Most people in our group are here tonight, which is nice, because it’s the last night on trail for some.
Santiago is only 10km away.
It’s only 3 of us who keep going to Finisterre and Muxía.
The Italians fight over who’s making carbonara, and we all have a nice dinner together.
A short and easy walk for the 10km left to the Cathedral of Santiago de Compostela.
And quite magically, it’s a beautiful sunny day, which hasn’t happened in a while.
That definitely makes for a special day.
I make it to the cathedral, where I see a lot of familiar faces.

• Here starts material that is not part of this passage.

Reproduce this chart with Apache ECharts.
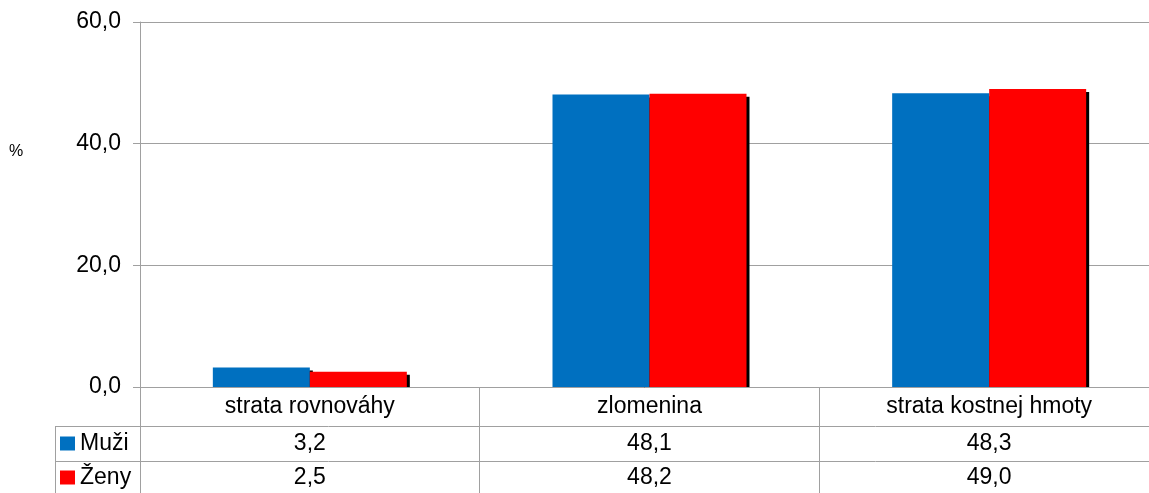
<!DOCTYPE html>
<html>
<head>
<meta charset="utf-8">
<script src="https://cdn.jsdelivr.net/npm/echarts@6/dist/echarts.min.js"></script>
<style>
  html, body { margin: 0; padding: 0; background: #fff; }
  #chart { width: 1149px; height: 493px; }
</style>
</head>
<body>
<div id="chart"></div>
<script>
// data
var categories = ['strata rovnováhy', 'zlomenina', 'strata kostnej hmoty'];
var muzi = [3.2, 48.1, 48.3];
var zeny = [2.5, 48.2, 49.0];
var seriesNames = ['Muži', 'Ženy'];
var colors = ['#0070c0', '#ff0000'];
var yTicks = [0, 20, 40, 60];

var FONT = 'Liberation Sans, Arial, sans-serif';
var GRID = '#a0a0a0';
var FS = 23;

function fmt(v) {
  return v.toFixed(1).replace('.', ',');
}

var chart = echarts.init(document.getElementById('chart'));

var barStyle = function (c) {
  return {
    color: c,
    shadowColor: '#000',
    shadowBlur: 0,
    shadowOffsetX: 3,
    shadowOffsetY: 3
  };
};

var option = {
  animation: false,
  grid: { left: 140, width: 1019, top: 22, bottom: 106, containLabel: false, outerBoundsMode: 'none' },
  xAxis: {
    type: 'category',
    data: categories,
    z: 10,
    axisLine: { lineStyle: { color: GRID, width: 1 } },
    axisTick: { show: true, length: 110, interval: 0, lineStyle: { color: GRID } },
    axisLabel: {
      interval: 0, margin: 8, fontSize: FS, lineHeight: FS,
      color: '#000', fontFamily: FONT
    }
  },
  yAxis: {
    type: 'value',
    min: yTicks[0],
    max: yTicks[yTicks.length - 1],
    interval: yTicks[1] - yTicks[0],
    axisLine: { show: true, lineStyle: { color: GRID } },
    axisTick: { show: true, length: 7, lineStyle: { color: GRID } },
    splitLine: { show: true, lineStyle: { color: GRID } },
    axisLabel: {
      margin: 19, fontSize: FS, color: '#000', fontFamily: FONT,
      formatter: function (v) { return fmt(v); }
    }
  },
  series: [
    { name: seriesNames[0], type: 'bar', data: muzi, barWidth: 97, barGap: '0%', itemStyle: barStyle(colors[0]) },
    { name: seriesNames[1], type: 'bar', data: zeny, barWidth: 97, barGap: '0%', itemStyle: barStyle(colors[1]) }
  ]
};
chart.setOption(option);

// tabuľka s hodnotami pod grafom
var rows = [muzi, zeny];
var rowY = [443.5, 477.5];
var g = [
  { type: 'text', left: 9, top: 144, style: { text: '%', fill: '#000', font: '16px ' + FONT } },
  // zakrytie tieňa pod osou
  { type: 'rect', z: 5, shape: { x: 141, y: 388, width: 1020, height: 4 }, style: { fill: '#fff' } },
  { type: 'line', z: 6, shape: { x1: 55, y1: 426.5, x2: 1149, y2: 426.5 }, style: { stroke: GRID, lineWidth: 1 } },
  { type: 'line', z: 6, shape: { x1: 55, y1: 461.5, x2: 1149, y2: 461.5 }, style: { stroke: GRID, lineWidth: 1 } },
  { type: 'line', z: 6, shape: { x1: 55.5, y1: 426, x2: 55.5, y2: 493 }, style: { stroke: GRID, lineWidth: 1 } }
];
rows.forEach(function (vals, r) {
  g.push({ type: 'rect', z: 6, shape: { x: 60, y: rowY[r] - 7, width: 15, height: 14 }, style: { fill: colors[r] } });
  g.push({ type: 'text', z: 6, x: 80, y: rowY[r], style: {
    text: seriesNames[r], font: FS + 'px ' + FONT, fill: '#000', textAlign: 'left', textVerticalAlign: 'middle'
  } });
  vals.forEach(function (v, i) {
    var px = chart.convertToPixel({ xAxisIndex: 0 }, i);
    g.push({ type: 'text', z: 6, x: px, y: rowY[r], style: {
      text: fmt(v), font: FS + 'px ' + FONT, fill: '#000', textAlign: 'center', textVerticalAlign: 'middle'
    } });
  });
});
chart.setOption({ graphic: g });
</script>
</body>
</html>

It’s also time to say goodbye to some.
I get my Compostela, a certificate you get after completing your Camino, then realise I have only 20mn before noon and the beginning of the pilgrim mass.
And you can’t get in with a backpack.
I go to the closest albergue, drop my backpack and go to the Cathedral just in time.
It’s a great moment and we’re even lucky enough to get the traditional Botafumeiro, a large incense thingie swinging at the end of a rope.
What I didn’t know is that it’s doesn’t happen all the time.
Someone tells me they only do it when someone pays 450€ (!!!!), which usually happens when big buses come and share the fee.
After that I meet everyone for lunch and it’s again a time for goodbyes.
I spend the afternoon doing my app thing, before meeting everyone for a beer.
It’s a bit weird to have 3 finishing points on this hike.
For me it definitely doesn’t feel like the end until I actually stop walking, which is still 4-5 days away.